Кстати, действие группового отбора и диверсификации поведенческих стандартов прослеживается и в современном обществе. Оно подтверждается брачной статистикой. Так, процент смешанных браков между ирландцами и англичанами в Ольстере еще недавно был практически нулевой, несмотря на то, что это два народа, соседствующих друг с другом. До 60-х годов в Америке практически не было смешанных браков между черными и белыми, и это несмотря на то, что и черные и белые американцы представляют собой смесь многих разных народов и живут бок о бок не менее двух веков. Более близкие для нас примеры говорят о том же. Так, русские в Риге составляют до половины населения, город говорит по-русски, однако смешанных браков гораздо меньше половины, как должно бы было быть, если бы разные народы на деле представляли собой один и тот же вид в строгих научных терминах. То же во всех других бывших республиках СССР: ни с казахами, ни с грузинами, ни с кем-либо другим не было и близко такого процента смешанных браков, какой следовало бы ожидать при столь тесном контакте и свободном скрещивании в пределах одного вида. Очевидно, что культурные, религиозные, языковые, экономические, политические и прочие различия между этносами целиком или отчасти делают смешанные браки нежелательными. При этом далеко неочевидны биологические последствия запрета на них[193]
.Но даже соглашаясь с многоуровневым отбором, следует понимать, что действием одних только биологических механизмов объяснить явления социальной жизни невозможно. Лишь новая система коммуникации в единстве с новой информацией, которая циркулирует по ее каналам, способны обеспечить требуемые перемены.
Вкратце подытоживая, допустимо утверждать следующее. Положение вещей, когда «мужские» и «женские» функции остаются подчиненными особенностям органики (отличиям психики, ритмике физиологии, объему мышечной массы и т. п.), позволяет объяснить поведенческие отличия полов, сопутствующие лишь первым этапам становления социума. Дальнейшее же развитие последнего приводит к тому, что гендер оказывается все менее и менее зависимым от биологического строения организма. С преодолением же какого-то качественного антропогенетического рубежа он начинает все больше и больше подчиняться действию культурных факторов, пока, наконец, их диктат не становится определяющим.
В эпоху зарождения первых межродовых связей женщина и в самом деле становится одним из главных предметов обмена. Но это не может рассматриваться как обмен дарами, иными словами, материями, обладающими ценностью для обеих сторон. Ценность – это начало, имеющее не утилитарное, прикладное, но прежде всего социальное и культурное значение, она присуща предмету вовсе не от его собственной природы, но сообщается природой человеческой субъективности. Ни один предмет не может стать ценностью, не воплотив в себе ту или иную общественную идеологему; без этого он остается безразличным для человека, если вообще замечаемым им, как, например, остается незамечаемым нами земное тяготение, без которого невозможно ни одно отправление жизни. Отсюда и женщина может стать ценностью лишь там, где вокруг нее складывается единая культура. Но это случается не сразу; в европейской культуре культ женщины рождается только в средневековье.
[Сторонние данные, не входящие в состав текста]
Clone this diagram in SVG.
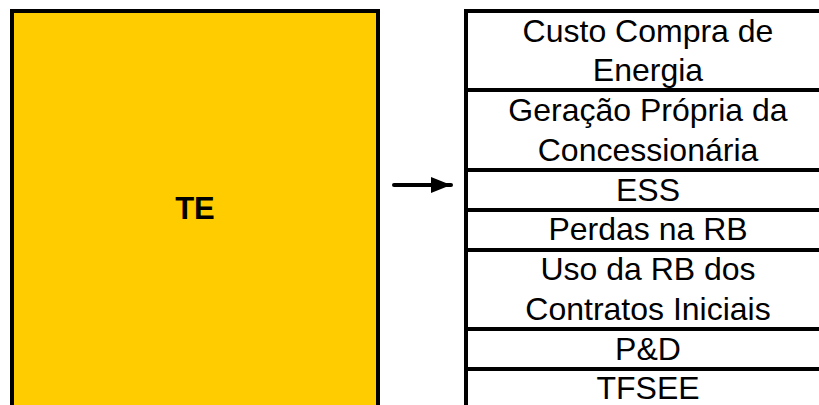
<svg xmlns="http://www.w3.org/2000/svg" width="819" height="405" viewBox="0 0 819 405">
  <style>
    .box { stroke: #000; stroke-width: 4; }
    .cell { fill: #fff; stroke: #000; stroke-width: 4; }
    .lbl { font-family: "Liberation Sans", Arial, sans-serif; font-size: 32px; fill: #000; text-anchor: middle; }
    .title { font-family: "Liberation Sans", Arial, sans-serif; font-size: 31px; font-weight: bold; fill: #000; text-anchor: middle; }
    .conn { stroke: #000; stroke-width: 4; stroke-linecap: round; fill: none; }
  </style>
  <defs>
    <marker id="arrowhead" markerUnits="userSpaceOnUse" markerWidth="22" markerHeight="18" refX="20" refY="8" orient="auto">
      <path d="M0,0 L20,8 L0,16 Z" fill="#000"/>
    </marker>
  </defs>

  <!-- TE block -->
  <g id="te">
    <rect class="box" x="12" y="11" width="366" height="420" fill="#FFCC00"/>
    <text class="title" x="195" y="219">TE</text>
  </g>

  <!-- connector -->
  <g id="connectors">
    <line class="conn" x1="394" y1="185" x2="451" y2="185" marker-end="url(#arrowhead)"/>
  </g>

  <!-- component table -->
  <g id="custo-compra">
    <rect class="cell" x="466" y="11" width="380" height="79"/>
    <text class="lbl" x="648" y="42">Custo Compra de</text>
    <text class="lbl" x="648" y="81">Energia</text>
  </g>
  <g id="geracao-propria">
    <rect class="cell" x="466" y="90" width="380" height="80"/>
    <text class="lbl" x="648" y="121">Geração Própria da</text>
    <text class="lbl" x="648" y="161">Concessionária</text>
  </g>
  <g id="ess">
    <rect class="cell" x="466" y="170" width="380" height="40"/>
    <text class="lbl" x="648" y="201">ESS</text>
  </g>
  <g id="perdas-rb">
    <rect class="cell" x="466" y="210" width="380" height="40"/>
    <text class="lbl" x="648" y="240">Perdas na RB</text>
  </g>
  <g id="uso-rb">
    <rect class="cell" x="466" y="250" width="380" height="79"/>
    <text class="lbl" x="648" y="280">Uso da RB dos</text>
    <text class="lbl" x="648" y="320">Contratos Iniciais</text>
  </g>
  <g id="ped">
    <rect class="cell" x="466" y="329" width="380" height="40"/>
    <text class="lbl" x="648" y="360">P&amp;D</text>
  </g>
  <g id="tfsee">
    <rect class="cell" x="466" y="369" width="380" height="40"/>
    <text class="lbl" x="648" y="399">TFSEE</text>
  </g>
</svg>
Первопружина того обмена, который складывается в переходный период, – это стихийная, полу– (если не полностью) инстинктивная реакция во многом биологического сообщества на угрозу инцеста. Вместе с тем можно согласиться с Леви-Строссом в том, что именно в его результате (с той поправкой, что одновременно с ним действуют и другие механизмы) отношения кровной биологической связи вытесняются системой социальных отношений. Но если так, то никакая идеологема женщины, и уж тем более ее культ, не может предшествовать их становлению. И вместе с тем без обращения пола в известную ценность невозможно появление обмена брачными партнерами. Таким образом, и здесь мы видим необходимость одновременного развития сплетающихся в единый поток процессов.